I continue on by train and alight in Göttingen, the town of “Baumkuchen” cake, where American artist Liz Magic Laser has created an exhibition well worth seeing, or rather it is still being set up on a Saturday one day before its opening. I already feel it is a tragedy that this exhibition will be seen by far too few visitors, yet it deals with the images and the biopolitical information of public life that have infiltrated deep into the behavioral patterns of everyone of us and strengthens the affirmative powers with which we can bring out the absolute positive side to this still so precarious life.
The home of Baumkuchen
Laser has developed a complex form with which filmic explanation and performative action, film and theater can be combined and which can likewise be realized and presented live as a performance.

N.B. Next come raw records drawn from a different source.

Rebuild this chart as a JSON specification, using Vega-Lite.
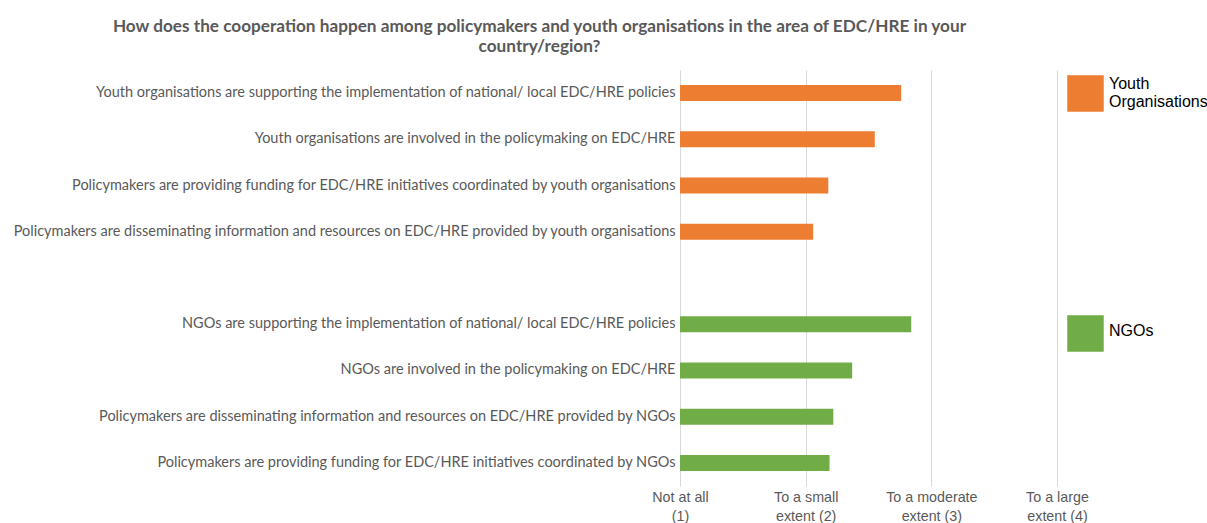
{
  "$schema": "https://vega.github.io/schema/vega-lite/v6.json",
  "autosize": {"type": "none"},
  "width": 377,
  "height": 416,
  "padding": {"left": 680, "top": 70, "right": 150, "bottom": 37},
  "background": "white",
  "title": {
    "text": ["How does the cooperation happen among policymakers and youth organisations in the area of EDC/HRE in your", "country/region?"],
    "font": "Lato",
    "fontSize": 17.2,
    "fontWeight": "bold",
    "color": "#595959",
    "anchor": "middle",
    "dx": -329,
    "offset": 15,
    "lineHeight": 20
  },
  "config": {
    "view": {"stroke": null},
    "axis": {"labelFont": "Lato", "labelColor": "#595959"}
  },
  "data": {
    "values": [
      {"group": "Youth Organisations", "label": "Youth organisations are supporting the implementation of national/ local EDC/HRE policies", "value": 2.76},
      {"group": "Youth Organisations", "label": "Youth organisations are involved in the policymaking on EDC/HRE", "value": 2.55},
      {"group": "Youth Organisations", "label": "Policymakers are providing funding for EDC/HRE initiatives coordinated by youth organisations", "value": 2.18},
      {"group": "Youth Organisations", "label": "Policymakers are disseminating information and resources on EDC/HRE provided by youth organisations", "value": 2.06},
      {"group": "NGOs", "label": "NGOs are supporting the implementation of national/ local EDC/HRE policies", "value": 2.84},
      {"group": "NGOs", "label": "NGOs are involved in the policymaking on EDC/HRE", "value": 2.37},
      {"group": "NGOs", "label": "Policymakers are disseminating information and resources on EDC/HRE provided by NGOs", "value": 2.22},
      {"group": "NGOs", "label": "Policymakers are providing funding for EDC/HRE initiatives coordinated by NGOs", "value": 2.19}
    ]
  },
  "encoding": {
    "y": {
      "field": "label",
      "type": "nominal",
      "scale": {
        "domain": [
          "Youth organisations are supporting the implementation of national/ local EDC/HRE policies",
          "Youth organisations are involved in the policymaking on EDC/HRE",
          "Policymakers are providing funding for EDC/HRE initiatives coordinated by youth organisations",
          "Policymakers are disseminating information and resources on EDC/HRE provided by youth organisations",
          " ",
          "NGOs are supporting the implementation of national/ local EDC/HRE policies",
          "NGOs are involved in the policymaking on EDC/HRE",
          "Policymakers are disseminating information and resources on EDC/HRE provided by NGOs",
          "Policymakers are providing funding for EDC/HRE initiatives coordinated by NGOs"
        ],
        "paddingInner": 0,
        "paddingOuter": 0
      },
      "axis": {
        "title": null,
        "domain": false,
        "ticks": false,
        "grid": false,
        "labelFontSize": 14.5,
        "labelPadding": 5,
        "labelLimit": 700
      }
    },
    "x": {
      "field": "value",
      "type": "quantitative",
      "scale": {"domain": [1, 4], "nice": false, "zero": false},
      "axis": {
        "title": null,
        "values": [1, 2, 3, 4],
        "domain": false,
        "ticks": false,
        "grid": true,
        "gridColor": "#d9d9d9",
        "gridWidth": 1,
        "labelFont": "Liberation Sans",
        "labelFontSize": 14.3,
        "labelColor": "#595959",
        "labelPadding": 4,
        "labelLineHeight": 19,
        "labelBaseline": "top",
        "labelAlign": "center",
        "labelFlush": false,
        "labelOverlap": false,
        "labelExpr": "datum.value == 1 ? ['Not at all', '(1)'] : datum.value == 2 ? ['To a small', 'extent (2)'] : datum.value == 3 ? ['To a moderate', 'extent (3)'] : ['To a large', 'extent (4)']"
      }
    },
    "x2": {"datum": 1}
  },
  "layer": [
    {
      "transform": [{"filter": "datum.group == 'Youth Organisations'"}],
      "mark": {"type": "bar", "size": 16},
      "encoding": {
        "color": {
          "field": "group",
          "type": "nominal",
          "scale": {"domain": ["Youth Organisations"], "range": ["#ED7D31"]},
          "legend": {
            "title": null,
            "orient": "none",
            "legendX": 387,
            "legendY": 5,
            "padding": 0,
            "symbolType": "square",
            "symbolSize": 1330,
            "symbolStrokeWidth": 0,
            "labelFont": "Liberation Sans",
            "labelFontSize": 16,
            "labelColor": "black",
            "labelOffset": 5,
            "labelLimit": 300,
            "labelExpr": "datum.label == 'Youth Organisations' ? ['Youth', 'Organisations'] : datum.label",
            "encode": {"labels": {"update": {"dy": {"value": -10}}}}
          }
        }
      }
    },
    {
      "transform": [{"filter": "datum.group == 'NGOs'"}],
      "mark": {"type": "bar", "size": 16},
      "encoding": {
        "color": {
          "field": "group",
          "type": "nominal",
          "scale": {"domain": ["NGOs"], "range": ["#70AD47"]},
          "legend": {
            "title": null,
            "orient": "none",
            "legendX": 387,
            "legendY": 245,
            "padding": 0,
            "symbolType": "square",
            "symbolSize": 1330,
            "symbolStrokeWidth": 0,
            "labelFont": "Liberation Sans",
            "labelFontSize": 16,
            "labelColor": "black",
            "labelOffset": 5,
            "labelLimit": 300,
            "encode": {"labels": {"update": {"dy": {"value": -3}}}}
          }
        }
      }
    }
  ],
  "resolve": {"scale": {"color": "independent"}, "legend": {"color": "independent"}}
}
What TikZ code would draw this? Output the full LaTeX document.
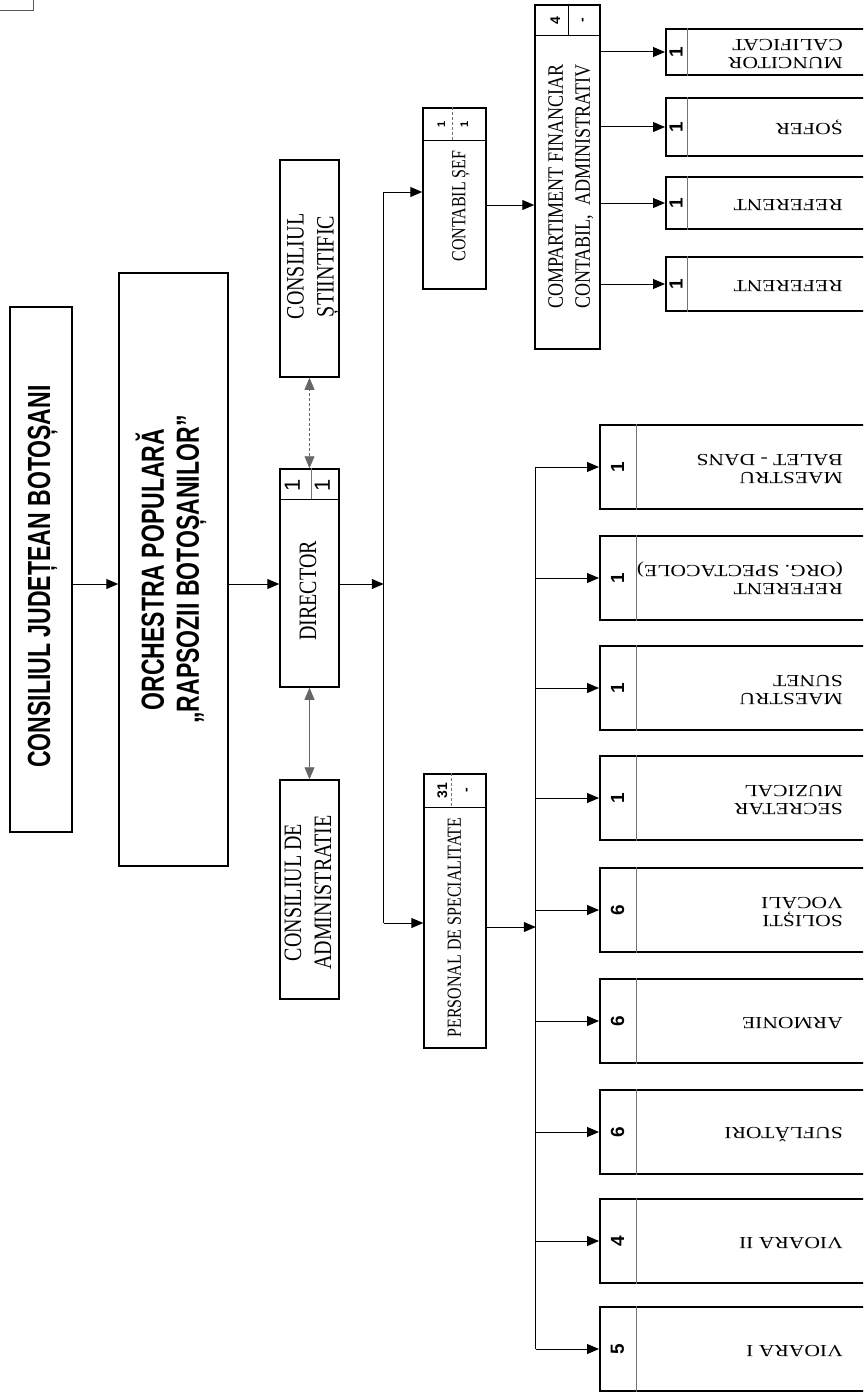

In her exhibition she mixes images of today’s refugees with the DIY leadership practices of TED talks with the ego-relaxations of the yoga culture with the body language of politicians and theories of standardization. For Göttingen she worked with school pupils from the town, who admittedly tend to go to church on Sundays rather than to openings, to create a new work. Afterwards, over coffee and cake, she tells me that her birth was perceived as magical by her parents and that after Göttingen she will develop an audio piece for the Frieze art fair in New York.
From Göttingen I head back to Frankfurt.